Tonello’s technologies were the secret sauce behind several collaborations and concept collections at the show. Tonello processed the garments in One Denim, an initiative that aims to fight industry waste by showing the variety of looks that can be achieved with a single fabric through the latest finishing technologies. The collection showed garments made by Sharabati Denim and designed by industry veteran Piero Turk.
Tonello’s ozone and laser technologies were used by trend forecaster and designer Kelly Harrington and Sadia Rafique and Mohsin Sajid of Endrime, in their collection blurring art, technology and fashion.
Called SA-KE—a combination of Harrington and Rafique’s first names, which means “the purpose for doing something”—the collection spans 70 fabrics that Sajid handpicked from Artistic Fabric Mills, Bossa and Cone Denim. The fabrics contain regenerative and organic cotton, Tencel, Marmara hemp and Circulose. At Tonello’s R&D center, Harrington and Rafique used various finishing technologies and Officina39 chemistry to create unique prints and illustrations on the fabrics.
SA-KE was exhibited at the show as an art gallery.
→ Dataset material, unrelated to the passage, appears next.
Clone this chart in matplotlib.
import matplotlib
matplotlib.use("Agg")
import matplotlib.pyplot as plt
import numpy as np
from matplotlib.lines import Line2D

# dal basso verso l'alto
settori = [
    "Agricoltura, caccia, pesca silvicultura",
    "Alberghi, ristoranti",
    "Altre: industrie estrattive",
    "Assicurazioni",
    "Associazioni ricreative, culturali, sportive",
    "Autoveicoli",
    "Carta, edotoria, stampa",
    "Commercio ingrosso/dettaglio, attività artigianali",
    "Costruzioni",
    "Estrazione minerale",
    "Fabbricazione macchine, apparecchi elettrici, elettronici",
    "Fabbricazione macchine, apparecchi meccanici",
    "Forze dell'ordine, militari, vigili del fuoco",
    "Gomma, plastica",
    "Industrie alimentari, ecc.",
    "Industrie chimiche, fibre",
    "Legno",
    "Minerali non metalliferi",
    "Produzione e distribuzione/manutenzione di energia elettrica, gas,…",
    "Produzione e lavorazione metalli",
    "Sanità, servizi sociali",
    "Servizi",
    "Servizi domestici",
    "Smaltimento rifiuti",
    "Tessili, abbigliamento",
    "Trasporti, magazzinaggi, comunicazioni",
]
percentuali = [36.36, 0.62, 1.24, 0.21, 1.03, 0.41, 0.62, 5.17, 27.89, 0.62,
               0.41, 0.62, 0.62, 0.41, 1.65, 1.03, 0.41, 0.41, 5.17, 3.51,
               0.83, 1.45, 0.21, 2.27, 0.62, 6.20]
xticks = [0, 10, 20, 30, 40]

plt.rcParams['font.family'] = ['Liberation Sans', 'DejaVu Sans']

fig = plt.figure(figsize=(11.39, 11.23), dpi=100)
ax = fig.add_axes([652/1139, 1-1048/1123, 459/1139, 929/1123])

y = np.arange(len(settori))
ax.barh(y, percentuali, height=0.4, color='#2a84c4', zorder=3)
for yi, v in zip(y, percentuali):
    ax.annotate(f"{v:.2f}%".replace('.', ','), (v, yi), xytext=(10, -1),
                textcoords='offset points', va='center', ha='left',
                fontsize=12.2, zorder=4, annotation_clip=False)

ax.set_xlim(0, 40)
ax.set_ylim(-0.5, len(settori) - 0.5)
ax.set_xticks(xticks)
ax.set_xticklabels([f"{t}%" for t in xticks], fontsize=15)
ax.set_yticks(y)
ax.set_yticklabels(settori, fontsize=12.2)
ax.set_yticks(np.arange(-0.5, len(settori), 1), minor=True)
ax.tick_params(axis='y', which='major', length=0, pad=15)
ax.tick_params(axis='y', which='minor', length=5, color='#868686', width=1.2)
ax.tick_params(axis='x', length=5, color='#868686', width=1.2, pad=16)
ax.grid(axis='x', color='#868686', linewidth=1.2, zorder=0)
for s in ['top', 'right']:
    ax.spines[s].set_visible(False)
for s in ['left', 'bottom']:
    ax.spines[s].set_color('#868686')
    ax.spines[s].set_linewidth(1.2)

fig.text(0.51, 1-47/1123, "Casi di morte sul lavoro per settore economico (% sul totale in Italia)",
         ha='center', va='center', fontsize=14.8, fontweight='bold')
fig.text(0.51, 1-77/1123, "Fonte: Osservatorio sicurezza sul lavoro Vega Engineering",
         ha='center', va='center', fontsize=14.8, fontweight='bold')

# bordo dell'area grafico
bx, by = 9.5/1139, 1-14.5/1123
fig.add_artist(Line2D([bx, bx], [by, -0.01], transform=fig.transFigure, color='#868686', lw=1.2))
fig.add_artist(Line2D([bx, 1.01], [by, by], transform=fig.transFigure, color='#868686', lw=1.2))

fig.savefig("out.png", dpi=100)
The fabrics, steps and technologies used for each design are also outlined in a catalog.
Officina39 is exploring new ways to achieve faded looks. The Italian chemical company’s Bleaching Re-play program includes Novapress Bleach, a bleaching system that uses a press to create shapes and patterns on denim, and Novafoamer Ind/J, a permanganate-free foaming agent for bleaching effects.
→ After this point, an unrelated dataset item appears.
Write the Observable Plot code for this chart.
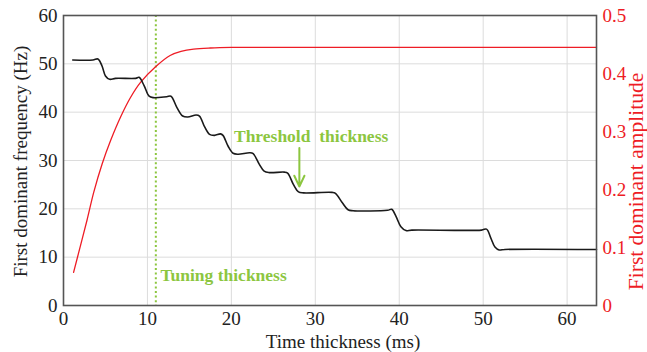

Compared to conventional systems, Officina39 said the processes consumes less water and energy and works on different types of fabric, including those containing elastomer. It works for indigo and black denim and is compatible with selected dischargeable dyestuffs like Officina39’s Nebudye, a dye that uses a nebulized fog system to create vintage dyeing effects on denim.
Officina39 also presented Cool Coating to address the growing buzz around coated denim. The process uses Novapret Crack in combination with Recycrom, the company’s circular dyestuff, to give garments a vintage look and cracked leather effect.
Demand for circular solutions is driving Rudolf Group’s Hub 1922 to introduce chemicals made from organic and plastic waste, and renewable feedstocks.
“Rudolf’s evolutionary textile chemistry addresses the vexed problem of waste generation by reusing waste materials as valuable resources,” said Alberto De Conti, head of Rudolf Hub 1922. “Diverting waste and renewable feedstock from landfills and incinerators into the production of textile chemicals significantly reduces the industry’s dependence on non-renewable resources and promotes a circular economy model.”
Minimizing steps and chemicals is Soko’s intention with Diamond. The new technology is based on a rag that contains Lumia, a permanganate and chlorine substitute activated by ozone. Lumia can increase abrasion effects without pumice stone and replace permanganate for local fading on blue and black denim. With Diamond, Soko allows laundries to dry garments and apply Lumia simultaneously without affecting the process timing. This one product can skip 7-8 processes.
Soko Chimica is also rethinking the structure of one of denim’s main ingredients: water.
Hydrogel S is the company’s “all in one” compound for stone washing in a single gel bath followed by a rinse. By changing the physical structure of water to envelope or create a bubble around garments, it combines the way water covers surfaces evenly with the power of gel to prevent or slow down the penetration of chemicals in the fiber. Hydrogel S results in uniform abrasion and salt-and-pepper effects with crack marks.
A second version, called Hydrogel B, is for hypochlorite bleach. The gel protects the fabric by reducing the penetration of chlorine, helping maintain the performance of cotton and elastomer fibers.
“Usually everyone changes the chemicals or machinery to achieve new looks. No one changes the water,” said Luca Braschi, Soko’s denim laundry expert.